A professora Huda Al Assar, 55 anos, mora em um apartamento de três quartos com o filho e o neto, de 1 ano e 8 meses, na cidade de Deir Al Balah, no centro da Faixa de Gaza. Ela se considera brasileira de coração: mudou-se dos Emirados Árabes para o Brasil, aos 24 anos, acompanhada dos quatro filhos, na condição de refugiados. A família morou por 14 anos no Brasil e conquistou a residência permanente. Ela obteve CPF e identidade e deu entrada com os papéis requerendo a naturalização, mas mudou-se novamente para a Faixa de Gaza, em 2006, antes do fim do processo. Na terça-feira, ela perdeu dois alunos em um bombardeio — os irmãos Munther, 17 anos, e Manar, 16.

“Infelizmente, não conseguimos ter paz como gostaríamos. Eu e meus filhos morávamos no Brasil e sabemos o que é viver em paz”, afirmou. “Por aqui, não temos como nos proteger. Se vou morrer, então que seja dentro de minha casa. Não há para onde ir. Quando começam os bombardeios, tudo o que fazemos é orar. Nós aguardamos a morte”, desabafou.
Segundo Huda, os caças F-16 israelenses lançam bombas que perfuram o solo. “Quando a gente esquece uma janela fechada, ela explode. Sempre deixamos janelas e portas um pouco abertas. As casas que são mais antigas caem com a propagação do som da bomba”, afirmou. Na terça-feira, os bombardeios no centro de Gaza foram tão intensos que o neto de Huda não conseguiu dormir. “As luzes das bombas davam a ideia de que tudo ao redor pegava fogo. As crianças estão traumatizadas.”

Apenas 4km separam Gaza do kibutz Zikim, no sul de Israel, onde há oito anos vive a odontopediatra e professora pernambucana Gisela Berenstein Ajzman, 52 — antes, ela, o marido e os quatro filhos moraram durante 17 anos em Ashkelon. “A situação por aqui é insuportável e insustentável. Há duas décadas, recebemos foguetes. Durante as noites, temos que nos refugiar no mamad, o quarto de segurança”, lamentou. “Quando as crianças vão para a escola, têm que descer do ônibus e se jogar no chão. Minha filha, de 11 anos, está em tratamento psicológico. Ela tem medo de tomar banho sozinha.”

De acordo com Gisela, nos últimos 20 anos, qualquer coisa que incomode o movimento fundamentalista islâmico Hamas é motivo para ataques ao sul de Israel. “Nesta semana, eu tinha acabado de entrar no banho e tocou a sirene antiaérea. Onde moro, tenho 15 segundos para chegar ao quarto de segurança. A gente sai do jeito que dá, enrolado na toalha, de calcinha, pelado”, relatou. “Quando escutamos um chiado, sabemos que é o Domo de Ferro (escudo antimísseis) e já saímos correndo. Na intercepção do foguete, a casa toda treme.”

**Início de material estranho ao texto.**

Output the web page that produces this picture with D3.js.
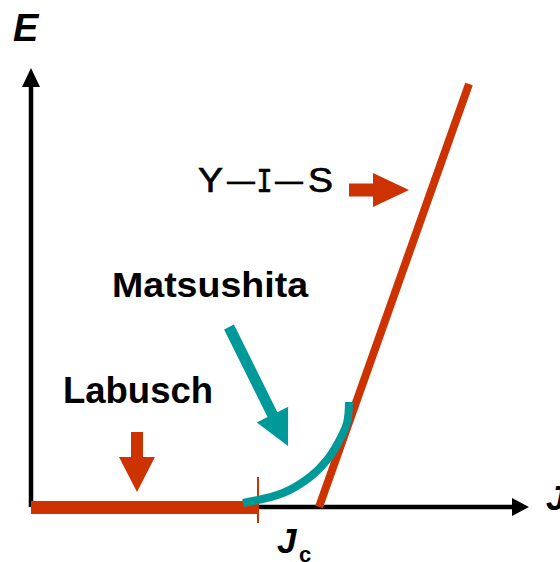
<!DOCTYPE html>
<html>
<head>
<meta charset="utf-8">
<script src="https://cdn.jsdelivr.net/npm/d3@7"></script>
<style>
  html, body { margin: 0; padding: 0; background: #fff; }
  svg { display: block; }
  text { font-family: "Liberation Sans", Arial, sans-serif; }
</style>
</head>
<body>
<script>
// E–J characteristic of a superconductor: Labusch (flat, below Jc),
// Matsushita (curved onset) and Y–I–S (linear flux-flow) regimes.
const W = 560, H = 562;

// Axis extents (J, E in arbitrary units)
const axisJmax = 99.6;
const axisEmax = 87.8;
const Jc = 45.4;

// Labusch regime: E = 0 up to Jc
const labuschJ = [0, Jc];
const labuschE = [0, 0];

// Y–I–S flux-flow line
const yisJ = [57.6, 87.6];
const yisE = [0, 84.6];

// Matsushita onset curve
const matsuJ = [42.4, 50.4, 55.8, 59.2, 61.4, 63.2, 63.6];
const matsuE = [0.8, 2.8, 6.0, 9.4, 12.8, 16.8, 21.0];

// Pointer arrows [fromJ, fromE, toJ, toE]
const labuschArrow = [21.2, 15.0, 21.2, 3.0];
const matsuArrow = [39.6, 36.0, 51.4, 12.2];
const yisArrow = [63.6, 63.4, 75.6, 63.4];

const colRed = "#CC3300";
const colTeal = "#009999";

const x = d3.scaleLinear().domain([0, 100]).range([31, 531]);
const y = d3.scaleLinear().domain([0, 100]).range([507, 7]);

const svg = d3.select("body").append("svg")
  .attr("width", W).attr("height", H);

// Axes
const axes = svg.append("g");
axes.append("line")
  .attr("x1", x(0)).attr("y1", y(0))
  .attr("x2", x(0)).attr("y2", y(axisEmax) + 16)
  .attr("stroke", "#000").attr("stroke-width", 4.5);
axes.append("line")
  .attr("x1", x(0)).attr("y1", y(0))
  .attr("x2", x(axisJmax) - 14).attr("y2", y(0))
  .attr("stroke", "#000").attr("stroke-width", 4.5);
// arrowheads
axes.append("path")
  .attr("d", `M${x(0)},${y(axisEmax)} L${x(0) + 9},${y(axisEmax) + 19} L${x(0) - 9},${y(axisEmax) + 19} Z`)
  .attr("fill", "#000");
axes.append("path")
  .attr("d", `M${x(axisJmax)},${y(0)} L${x(axisJmax) - 17},${y(0) - 9} L${x(axisJmax) - 17},${y(0) + 9} Z`)
  .attr("fill", "#000");

const line = d3.line().x(d => x(d[0])).y(d => y(d[1]));

// Labusch segment
svg.append("path")
  .attr("d", line(labuschJ.map((j, i) => [j, labuschE[i]])))
  .attr("stroke", colRed).attr("stroke-width", 13).attr("fill", "none")
  .attr("transform", "translate(0,0.5)");

// Jc tick
svg.append("line")
  .attr("x1", x(Jc)).attr("x2", x(Jc))
  .attr("y1", y(0) - 30).attr("y2", y(0) + 16)
  .attr("stroke", colRed).attr("stroke-width", 2);

// Y–I–S line
svg.append("path")
  .attr("d", line(yisJ.map((j, i) => [j, yisE[i]])))
  .attr("stroke", colRed).attr("stroke-width", 8).attr("fill", "none");

// Matsushita curve
svg.append("path")
  .attr("d", d3.line().curve(d3.curveCatmullRom.alpha(0.5))
    .x(d => x(d[0])).y(d => y(d[1]))(matsuJ.map((j, i) => [j, matsuE[i]])))
  .attr("stroke", colTeal).attr("stroke-width", 8).attr("fill", "none");

// Block arrow built from a start/end pair
function blockArrow(a, shaftW, headW, headL, color) {
  const x0 = x(a[0]), y0 = y(a[1]), x1 = x(a[2]), y1 = y(a[3]);
  const dx = x1 - x0, dy = y1 - y0, len = Math.hypot(dx, dy);
  const ux = dx / len, uy = dy / len, px = -uy, py = ux;
  const bx = x1 - ux * headL, by = y1 - uy * headL;
  const pts = [
    [x0 + px * shaftW / 2, y0 + py * shaftW / 2],
    [bx + px * shaftW / 2, by + py * shaftW / 2],
    [bx + px * headW / 2, by + py * headW / 2],
    [x1, y1],
    [bx - px * headW / 2, by - py * headW / 2],
    [bx - px * shaftW / 2, by - py * shaftW / 2],
    [x0 - px * shaftW / 2, y0 - py * shaftW / 2]
  ];
  svg.append("path")
    .attr("d", "M" + pts.map(p => p.join(",")).join("L") + "Z")
    .attr("fill", color);
}
blockArrow(labuschArrow, 12, 36, 35, colRed);
blockArrow(matsuArrow, 11, 35, 35, colTeal);
blockArrow(yisArrow, 13, 34, 36, colRed);

// Labels
svg.append("text").attr("x", 13).attr("y", 41)
  .attr("font-size", 38).attr("font-weight", "bold").attr("font-style", "italic")
  .text("E");
svg.append("text").attr("x", 546).attr("y", 510)
  .attr("font-size", 35).attr("font-weight", "bold").attr("font-style", "italic")
  .text("J");
const jc = svg.append("text").attr("x", 277).attr("y", 553);
jc.append("tspan").attr("font-size", 35).attr("font-weight", "bold").attr("font-style", "italic").text("J");
jc.append("tspan").attr("x", 299).attr("y", 562).attr("font-size", 22).attr("font-weight", "bold").text("c");

svg.append("text").attr("x", 112).attr("y", 297)
  .attr("font-size", 35).attr("font-weight", "bold")
  .attr("textLength", 196).attr("lengthAdjust", "spacingAndGlyphs")
  .text("Matsushita");
svg.append("text").attr("x", 63).attr("y", 403)
  .attr("font-size", 37).attr("font-weight", "bold")
  .attr("textLength", 150).attr("lengthAdjust", "spacingAndGlyphs")
  .text("Labusch");

// Y—I—S, each glyph placed on its own
const yis = svg.append("text").attr("y", 192).attr("font-size", 35)
  .attr("stroke", "#000").attr("stroke-width", 0.7);
yis.append("tspan").attr("x", 198).attr("textLength", 25)
  .attr("lengthAdjust", "spacingAndGlyphs").text("Y");
yis.append("tspan").attr("x", 227).attr("textLength", 28)
  .attr("lengthAdjust", "spacingAndGlyphs").attr("stroke-width", 0.4).text("—");
yis.append("tspan").attr("x", 256.5).attr("textLength", 16)
  .attr("lengthAdjust", "spacingAndGlyphs")
  .style("font-family", "'DejaVu Sans Mono', monospace")
  .attr("stroke-width", 0.6)
  .attr("font-size", 32).text("I");
yis.append("tspan").attr("x", 275).attr("textLength", 28)
  .attr("lengthAdjust", "spacingAndGlyphs").attr("stroke-width", 0.4).text("—");
yis.append("tspan").attr("x", 308).attr("textLength", 25)
  .attr("lengthAdjust", "spacingAndGlyphs").text("S");
</script>
</body>
</html>
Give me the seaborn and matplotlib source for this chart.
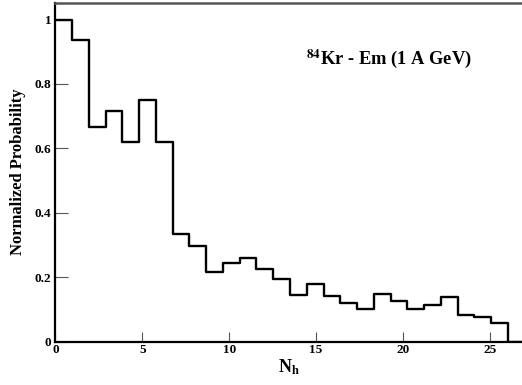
import numpy as np
import pandas as pd
import seaborn as sns
import matplotlib.pyplot as plt
from matplotlib.ticker import MultipleLocator

# normalized N_h distribution, 28 bins over 0..27
bin_edges = list(np.linspace(0, 27, 29))
prob = [1.000, 0.937, 0.668, 0.716, 0.619, 0.750, 0.619, 0.335, 0.297, 0.216,
        0.243, 0.260, 0.225, 0.195, 0.144, 0.179, 0.142, 0.121, 0.100, 0.148,
        0.125, 0.100, 0.114, 0.139, 0.083, 0.078, 0.057, 0.0]
x_ticks = [0, 5, 10, 15, 20, 25]
y_ticks = [0, 0.2, 0.4, 0.6, 0.8, 1]
y_ticklabels = ["0", "0.2", "0.4", "0.6", "0.8", "1"]

sns.set_style("white")
plt.rcParams['font.family'] = ['Liberation Serif', 'DejaVu Serif']
plt.rcParams['font.weight'] = 'bold'
plt.rcParams['mathtext.fontset'] = 'stix'
plt.rcParams['text.color'] = 'black'
plt.rcParams['axes.labelcolor'] = 'black'

centers = [(a + b) / 2 for a, b in zip(bin_edges[:-1], bin_edges[1:])]
df = pd.DataFrame({"nh": centers, "prob": prob})
fig = plt.figure(figsize=(5.22, 3.85), dpi=100)
ax = fig.add_axes([55.4 / 522, 1 - 341.7 / 385, (522 - 55.4) / 522, (341.7 - 2.5) / 385])

sns.histplot(data=df, x="nh", weights="prob", bins=bin_edges, element="step", fill=False,
             color="black", linewidth=1.7, ax=ax)

ax.set_xlim(0, 26.85)
ax.set_ylim(0, 1.053)
ax.set_xticks(x_ticks)
ax.set_xticklabels([str(t) for t in x_ticks])
ax.set_yticks(y_ticks)
ax.set_yticklabels(y_ticklabels)
ax.xaxis.set_minor_locator(MultipleLocator(1))
ax.yaxis.set_minor_locator(MultipleLocator(0.05))
ax.tick_params(axis="both", which="both", direction="in", labelsize=9.5, width=0.8,
               color="#555555", labelcolor="black")
ax.tick_params(axis="x", which="major", length=7.5, pad=2)
ax.tick_params(axis="x", which="minor", length=3.6)
ax.tick_params(axis="y", which="major", length=9.5, pad=3)
ax.tick_params(axis="y", which="minor", length=4.3)
ax.tick_params(bottom=True, left=True, top=False, right=False)
for lab in ax.get_xticklabels() + ax.get_yticklabels():
    lab.set_fontweight("bold")

for side in ["left", "bottom"]:
    ax.spines[side].set_color("black")
    ax.spines[side].set_linewidth(1.6)
ax.spines["top"].set_color("#555555")
ax.spines["top"].set_linewidth(1.8)
ax.spines["right"].set_visible(False)

ax.set_xlabel(r"N$_{\mathbf{h}}$", fontsize=13, fontweight="bold", labelpad=1)
ax.set_ylabel("Normalized Probability", fontsize=12, fontweight="bold", labelpad=6)
ax.text(14.4, 0.88, r"$^{\mathbf{84}}$Kr - Em (1 A GeV)", fontsize=13.3,
        fontweight="bold", va="center", ha="left")

plt.savefig("out.png", dpi=100)
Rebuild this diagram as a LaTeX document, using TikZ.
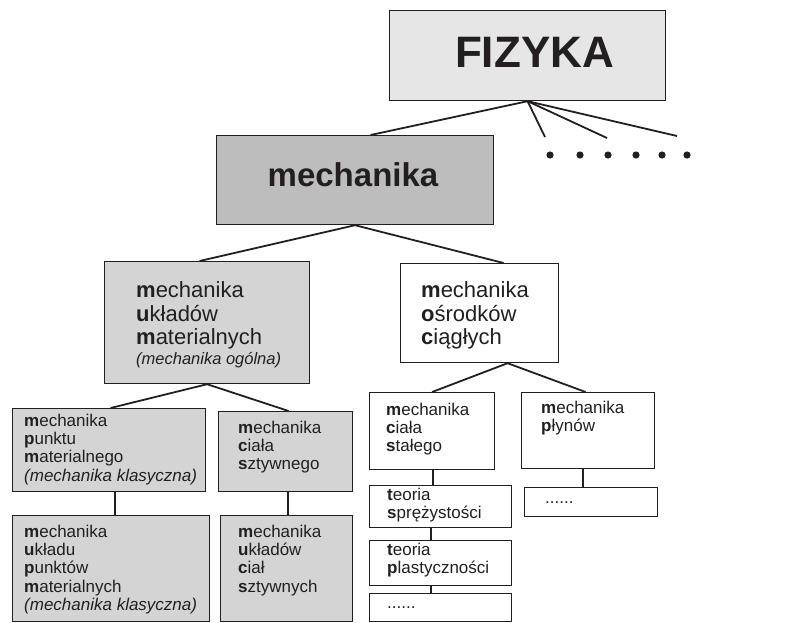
\documentclass[tikz,border=0pt]{standalone}
\usepackage{fontspec}
\setmainfont{Liberation Sans}
\definecolor{ink}{HTML}{231F20}
\definecolor{jasny}{HTML}{E6E6E6}
\definecolor{ciemny}{HTML}{BDBDBD}
\definecolor{sredni}{HTML}{D4D4D4}
\newcommand\lit[1]{\textbf{#1}}
\tikzset{
  ramka/.style={draw=ink, line width=1.2pt, anchor=north west, inner sep=0pt},
  opis/.style={anchor=north west, inner sep=0pt, align=left, text=ink},
  duzy/.style={opis, font=\fontsize{22}{23}\selectfont},
  maly/.style={opis, font=\fontsize{17}{18.3}\selectfont},
  galaz/.style={draw=ink, line width=1.8pt},
}
\begin{document}
\begin{tikzpicture}[x=1pt,y=-1pt]
    \useasboundingbox (0,0) rectangle (790,622);
    % gora
    \node[ramka, fill=jasny, minimum width=276pt, minimum height=90pt] (fizyka) at (389,10) {};
    \node[anchor=base, text=ink, font=\fontsize{44}{48}\selectfont\bfseries] (fizykaT) at (534.5,67) {FIZYKA};
    \node[ramka, fill=ciemny, minimum width=277pt, minimum height=89pt] (mech) at (216,135) {};
    \node[anchor=base, text=ink, font=\fontsize{33}{36}\selectfont\bfseries] (mechT) at (353,186) {mechanika};
    \coordinate (k1) at (545,137);
    \coordinate (k2) at (607,138);
    \coordinate (k3) at (677,136);
    \draw[galaz] (fizyka.south) -- ([xshift=15.5pt]mech.north);
    \foreach \k in {k1,k2,k3}
      \draw[galaz] (fizyka.south) -- (\k);
    \foreach \x in {550,580,608,636,662,687}
      \fill[ink] (\x,155) circle (3.6pt);
    % poziom 3
    \node[ramka, fill=sredni, minimum width=205pt, minimum height=122pt] (mum) at (104,261) {};
    \node[duzy] (mumT) at (136,280.9) {\strut\lit{m}echanika\\ \lit{u}kładów\\ \lit{m}aterialnych\\[-3pt]
      {\fontsize{16.5}{20}\selectfont\itshape (mechanika ogólna)}};
    \node[ramka, fill=white, minimum width=158pt, minimum height=99pt] (moc) at (400,263) {};
    \node[duzy] (mocT) at (421,280.9) {\strut\lit{m}echanika\\ \lit{o}środków\\ \lit{c}iągłych};
    \draw[galaz] (mech.south) -- ([xshift=-7.5pt]mum.north);
    \draw[galaz] (mech.south) -- ([xshift=24pt]moc.north);
    % lewa strona
    \node[ramka, fill=sredni, minimum width=193pt, minimum height=83pt] (pmat) at (12,408) {};
    \node[maly] (pmatT) at (24,413.2) {\strut\lit{m}echanika\\ \lit{p}unktu\\ \lit{m}aterialnego\\ \textit{(mechanika klasyczna)}};
    \node[ramka, fill=sredni, minimum width=134pt, minimum height=80pt] (csz) at (218,411) {};
    \node[maly] (cszT) at (238,420.2) {\strut\lit{m}echanika\\ \lit{c}iała\\ \lit{s}ztywnego};
    \node[ramka, fill=sredni, minimum width=197pt, minimum height=106pt] (upm) at (12,515) {};
    \node[maly] (upmT) at (24,524.2) {\strut\lit{m}echanika\\ \lit{u}kładu\\ \lit{p}unktów\\ \lit{m}aterialnych\\ \textit{(mechanika klasyczna)}};
    \node[ramka, fill=sredni, minimum width=132pt, minimum height=106pt] (ucs) at (220,515) {};
    \node[maly] (ucsT) at (238,524.2) {\strut\lit{m}echanika\\ \lit{u}kładów\\ \lit{c}iał\\ \lit{s}ztywnych};
    \draw[galaz] (mum.south) -- ([xshift=1.5pt]pmat.north);
    \draw[galaz] (mum.south) -- ([xshift=3pt]csz.north);
    \draw[galaz] ([xshift=5.5pt]pmat.south) -- ([xshift=5.5pt]pmat.south |- upm.north);
    \draw[galaz] ([xshift=2pt]csz.south) -- ([xshift=2pt]csz.south |- ucs.north);
    % prawa strona
    \node[ramka, fill=white, minimum width=125pt, minimum height=77pt] (cst) at (369,392) {};
    \node[maly] (cstT) at (386,402.2) {\strut\lit{m}echanika\\ \lit{c}iała\\ \lit{s}tałego};
    \node[ramka, fill=white, minimum width=133pt, minimum height=76pt] (ply) at (521,392) {};
    \node[maly] (plyT) at (541,400.2) {\strut\lit{m}echanika\\ \lit{p}łynów};
    \node[ramka, fill=white, minimum width=142pt, minimum height=42pt] (spr) at (369,485) {};
    \node[maly] (sprT) at (387,487.2) {\strut\lit{t}eoria\\ \lit{s}prężystości};
    \node[ramka, fill=white, minimum width=142pt, minimum height=45pt] (pla) at (369,540) {};
    \node[maly] (plaT) at (387,542.2) {\strut\lit{t}eoria\\ \lit{p}lastyczności};
    \node[ramka, fill=white, minimum width=142pt, minimum height=28pt] (kro1) at (369,593) {};
    \node[maly] (kro1T) at (387,595.2) {\strut......};
    \node[ramka, fill=white, minimum width=133pt, minimum height=29pt] (kro2) at (524,487) {};
    \node[maly] (kro2T) at (545,490.2) {\strut......};
    \draw[galaz] ([xshift=28pt]moc.south) -- (cst.north);
    \draw[galaz] ([xshift=28pt]moc.south) -- ([xshift=-2.5pt]ply.north);
    \draw[galaz] ([xshift=0.5pt]cst.south) -- ([xshift=0.5pt]cst.south |- spr.north);
    \draw[galaz] ([xshift=-10pt]spr.south) -- ([xshift=-10pt]spr.south |- pla.north);
    \draw[galaz] ([xshift=-10pt]pla.south) -- ([xshift=-10pt]pla.south |- kro1.north);
    \draw[galaz] ([xshift=-5.5pt]ply.south) -- ([xshift=-5.5pt]ply.south |- kro2.north);
\end{tikzpicture}
\end{document}
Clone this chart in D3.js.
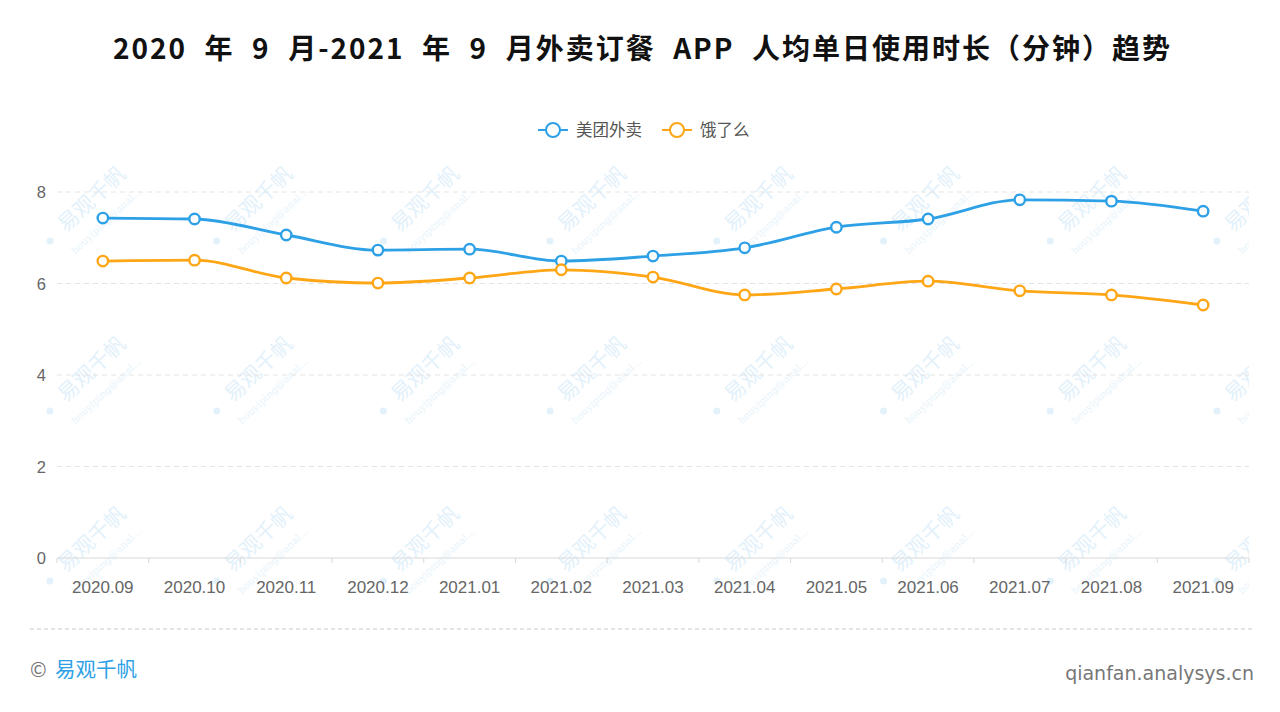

Em 2014, Gisela enfrentou um pesadelo: houve uma tentativa de invasão, pelo mar, ao kibutz, por parte de militantes palestinos. Avisada por telefone pelo sobrinho, ela pegou uma peixeira e a escondeu sob a cama. “Na noite passada, não conseguimos dormir, por causa do barulho dos bombardeios.” Na terça-feira, um foguete do Hamas caiu sobre a casa do amigo da filha, em um kibutz vizinho. Ontem, outra residência, a apenas 1km de onde ela estava, foi alvejada. “Eles caem em todos os lugares.”